Disease was also a touchy subject for the companies, since the United States had established rigorous a health screening before allowing people to enter the country. Diseased passengers could be sent back to Europe at the company’s expense. To avoid that risk, the companies established their own screening before boarding, and, above all, carefully kept the steerage passengers separate from the other classes, who were assumed to be healthy by immigration officials.
Finally, in the early 20th century, pressure groups lobbying for better-quality transportation for migrants – particularly non-English-speaking ones, who often had more trouble sticking up for themselves – began to crop up in the United States. Those groups considered it important that migrants had a good impression of their host country, and that impression included the conditions of their crossing to America.
Stemming the Tide
In the meantime, America couldn’t welcome ever-growing numbers of migrants indefinitely. With over a million migrants transported, 1913 was the last big year of that period. After World War I, America passed laws establishing quotas based on national origin for how many passengers could be transported. The numbers began dropping significantly in 1921, and even more so in 1925, as admission criteria became ever more draconian.
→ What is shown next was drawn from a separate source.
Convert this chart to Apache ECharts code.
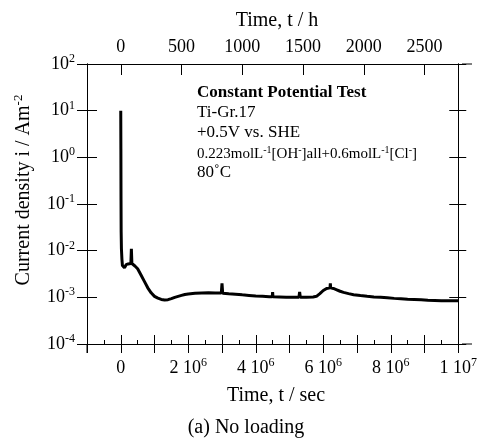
<!DOCTYPE html>
<html><head><meta charset="utf-8">
<script src="https://cdn.jsdelivr.net/npm/echarts@6/dist/echarts.min.js"></script>
<style>html,body{margin:0;padding:0;background:#fff}#c{width:480px;height:438px}</style>
</head><body><div id="c"></div>
<script>
// ---- data (time in seconds, current density in A/m^2) ----
const timeSec = [
  0, 0.004e6, 0.008e6, 0.012e6, 0.02e6, 0.035e6, 0.05e6, 0.07e6, 0.09e6, 0.11e6,
  0.13e6, 0.16e6, 0.19e6, 0.22e6, 0.26e6, 0.3e6, 0.315e6, 0.33e6, 0.36e6, 0.42e6,
  0.5e6, 0.6e6, 0.7e6, 0.8e6, 0.9e6, 1.0e6, 1.1e6, 1.2e6, 1.3e6, 1.4e6,
  1.5e6, 1.6e6, 1.7e6, 1.8e6, 1.9e6, 2.0e6, 2.2e6, 2.4e6, 2.6e6, 2.8e6,
  2.98e6, 3.0e6, 3.02e6, 3.2e6, 3.4e6, 3.6e6, 3.8e6, 4.0e6, 4.2e6, 4.4e6,
  4.49e6, 4.5e6, 4.51e6, 4.7e6, 4.9e6, 5.1e6, 5.28e6, 5.3e6, 5.32e6, 5.5e6,
  5.7e6, 5.8e6, 5.9e6, 6.0e6, 6.1e6, 6.2e6, 6.21e6, 6.22e6, 6.3e6, 6.4e6,
  6.5e6, 6.6e6, 6.75e6, 6.9e6, 7.1e6, 7.3e6, 7.5e6, 7.7e6, 7.9e6, 8.1e6,
  8.3e6, 8.5e6, 8.7e6, 8.9e6, 9.1e6, 9.3e6, 9.5e6, 9.7e6, 9.9e6, 10.0e6
];
const currentDensity = [
  10, 1.5, 0.12, 0.025, 0.011, 0.0065, 0.0048, 0.0044, 0.0046, 0.0043,
  0.0047, 0.005, 0.0048, 0.0052, 0.0051, 0.0053, 0.011, 0.0053, 0.0051, 0.0047,
  0.0041, 0.003, 0.0022, 0.0016, 0.00125, 0.00105, 0.00096, 0.0009, 0.00088, 0.00089,
  0.00094, 0.001, 0.00105, 0.0011, 0.00115, 0.00118, 0.00122, 0.00124, 0.00125, 0.00124,
  0.00124, 0.002, 0.00123, 0.0012, 0.00117, 0.00113, 0.0011, 0.00107, 0.00105, 0.00103,
  0.00103, 0.0013, 0.00103, 0.00102, 0.00101, 0.00101, 0.00101, 0.0013, 0.00101, 0.00101,
  0.00102, 0.00105, 0.0012, 0.0014, 0.00155, 0.0016, 0.002, 0.0016, 0.00155, 0.00145,
  0.00135, 0.00128, 0.0012, 0.00114, 0.00109, 0.00105, 0.00102, 0.001, 0.00098, 0.00095,
  0.00093, 0.00091, 0.0009, 0.00089, 0.00087, 0.00086, 0.00085, 0.00085, 0.00085, 0.00085
];
// bottom axis (seconds) tick labels: mantissa and exponent
const secTickValues = [0, 2e6, 4e6, 6e6, 8e6, 1e7];
const secTickMantissa = ['0', '2', '4', '6', '8', '1'];
const secTickExponent = ['', '6', '6', '6', '6', '7'];
// top axis (hours) tick labels
const hourTickValues = [0, 500, 1000, 1500, 2000, 2500];
// y axis range (decades)
const yMin = 1e-4, yMax = 1e2;
const xMinSec = -1e6, xMaxSec = 1e7;

const FONT = "'Liberation Serif','Times New Roman',serif";
const GL = 87, GT = 64, GW = 375, GH = 280;

const rich = {
  b: {fontFamily: FONT, fontSize: 18, color: '#000', lineHeight: 22},
  s: {fontFamily: FONT, fontSize: 12, color: '#000', lineHeight: 12, verticalAlign: 'top'}
};

const chart = echarts.init(document.getElementById('c'), null, {renderer: 'canvas'});
const blackLine = {show: true, onZero: false, lineStyle: {color: '#000', width: 1}};

function secLabel(v) {
  for (let k = 0; k < secTickValues.length; k++) {
    if (Math.abs(v - secTickValues[k]) < 1) {
      if (!secTickExponent[k]) return '{b|' + secTickMantissa[k] + '}';
      return '{b|' + secTickMantissa[k] + ' 10}{s|' + secTickExponent[k] + '}';
    }
  }
  return '';
}
function yLabel(v) {
  const e = Math.round(Math.log10(v));
  return '{b|10}{s|' + e + '}';
}

const option = {
  animation: false,
  backgroundColor: '#fff',
  grid: {left: GL, top: GT, width: GW, height: GH, containLabel: false},
  xAxis: [
    { type: 'value', position: 'bottom', min: xMinSec, max: xMaxSec, interval: 1e6,
      axisLine: blackLine, splitLine: {show: false},
      axisTick: {show: true, inside: true, length: 9, lineStyle: {color: '#000'}},
      minorTick: {show: true, splitNumber: 2, length: 4, lineStyle: {color: '#000'}},
      axisLabel: {show: true, interval: 0, margin: 13, formatter: secLabel, rich: rich,
                  showMinLabel: true, showMaxLabel: true, hideOverlap: false} },
    { type: 'value', position: 'bottom', min: xMinSec, max: xMaxSec, interval: 1e6,
      axisLine: blackLine, splitLine: {show: false},
      axisTick: {show: true, inside: false, length: 9, lineStyle: {color: '#000'}},
      axisLabel: {show: false} },
    { type: 'value', position: 'top', min: xMinSec / 3600, max: xMaxSec / 3600,
      axisLine: blackLine, splitLine: {show: false},
      axisTick: {show: true, inside: true, length: 11, customValues: hourTickValues, lineStyle: {color: '#000'}},
      axisLabel: {show: true, margin: 6, customValues: hourTickValues,
                  formatter: v => '{b|' + v + '}', rich: rich} }
  ],
  yAxis: [
    { type: 'log', logBase: 10, position: 'left', min: yMin, max: yMax, interval: 1,
      axisLine: blackLine, splitLine: {show: false},
      axisTick: {show: true, inside: false, length: 10, lineStyle: {color: '#000'}},
      axisLabel: {show: true, margin: 12, formatter: yLabel, rich: rich, showMinLabel: true, showMaxLabel: true} },
    { type: 'log', logBase: 10, position: 'left', min: yMin, max: yMax, interval: 1,
      axisLine: blackLine, splitLine: {show: false},
      axisTick: {show: true, inside: true, length: 10, lineStyle: {color: '#000'}},
      axisLabel: {show: false} },
    { type: 'log', logBase: 10, position: 'right', min: yMin, max: yMax, interval: 1,
      axisLine: blackLine, splitLine: {show: false},
      axisTick: {show: true, inside: true, length: 9, lineStyle: {color: '#000'}},
      axisLabel: {show: false} },
    { type: 'log', logBase: 10, position: 'right', min: yMin, max: yMax, interval: 1,
      axisLine: blackLine, splitLine: {show: false},
      axisTick: {show: true, inside: false, length: 8, lineStyle: {color: '#000'}},
      axisLabel: {show: false} }
  ],
  series: [{
    type: 'line', xAxisIndex: 0, yAxisIndex: 0, showSymbol: false, symbol: 'none',
    lineStyle: {color: '#000', width: 3}, z: 5,
    data: timeSec.map((t, k) => [t, currentDensity[k]])
  }],
  graphic: [
    // axis line extensions
    {type: 'line', shape: {x1: GL + GW, y1: GT + GH, x2: GL + GW + 10, y2: GT + GH}, style: {stroke: '#000', lineWidth: 1}},
    {type: 'line', shape: {x1: GL + GW, y1: GT, x2: GL + GW + 10, y2: GT}, style: {stroke: '#000', lineWidth: 1}},
    {type: 'line', shape: {x1: GL, y1: GT + GH, x2: GL, y2: GT + GH + 9}, style: {stroke: '#000', lineWidth: 1}},
    // axis titles
    {type: 'text', x: 277, y: 21, style: {text: 'Time, t / h', font: '20px ' + FONT, fill: '#000', align: 'center', verticalAlign: 'middle'}},
    {type: 'text', x: 276, y: 396, style: {text: 'Time, t / sec', font: '20px ' + FONT, fill: '#000', align: 'center', verticalAlign: 'middle'}},
    {type: 'text', x: 246, y: 428, style: {text: '(a) No loading', font: '20px ' + FONT, fill: '#000', align: 'center', verticalAlign: 'middle'}},
    {type: 'text', x: 24, y: 190, rotation: Math.PI / 2,
     style: {text: '{t|Current density i / Am}{s|-2}', align: 'center', verticalAlign: 'middle',
             rich: {t: {fontFamily: FONT, fontSize: 20, color: '#000', lineHeight: 24},
                    s: {fontFamily: FONT, fontSize: 13, color: '#000', lineHeight: 13, verticalAlign: 'top'}}}},
    // annotation block
    {type: 'text', x: 197, y: 93, style: {text: 'Constant Potential Test', font: 'bold 17px ' + FONT, fill: '#000', align: 'left', verticalAlign: 'middle'}},
    {type: 'text', x: 197, y: 113, style: {text: 'Ti-Gr.17', font: '17px ' + FONT, fill: '#000', align: 'left', verticalAlign: 'middle'}},
    {type: 'text', x: 197, y: 133, style: {text: '+0.5V vs. SHE', font: '17px ' + FONT, fill: '#000', align: 'left', verticalAlign: 'middle'}},
    {type: 'text', x: 197, y: 154,
     style: {text: '{t|0.223molL}{s|-1}{t|[OH}{s|-}{t|]all+0.6molL}{s|-1}{t|[Cl}{s|-}{t|]}', align: 'left', verticalAlign: 'middle',
             rich: {t: {fontFamily: FONT, fontSize: 15, color: '#000', lineHeight: 18},
                    s: {fontFamily: FONT, fontSize: 10, color: '#000', lineHeight: 10, verticalAlign: 'top'}}}},
    {type: 'text', x: 197, y: 173, style: {text: '80˚C', font: '17px ' + FONT, fill: '#000', align: 'left', verticalAlign: 'middle'}}
  ]
};
chart.setOption(option);
</script>
</body></html>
Many companies suddenly found themselves burdened with oversized ships that could no longer be filled. Now they needed to reach New York before their rivals so that their passengers could debark before the month’s quotas had been reached. Companies urgently needed to adapt their ships to the new situation. So steerage gradually disappeared, replaced by “tourist class.” A new trans-Atlantic society emerged and was flourishing by the late 1920s.
Feys, Torsten, “The Battle for the Migrants: The Introduction of Steamshipping on the North Atlantic and its Impact on the European Exodus”, Research in Maritime History, n° 50, 2013.
Marnot, Bruno, Les migrations internationales entre l’Europe et les États-Unis des années 1840 à 1940 (Neuchâtel: UTBM/Éditions Alphil, 2006).
Nugents, Walter, Crossings: The Great Transatlantic Migrations, 1870-1914 (Bloomington: Indiana University Press, 1992).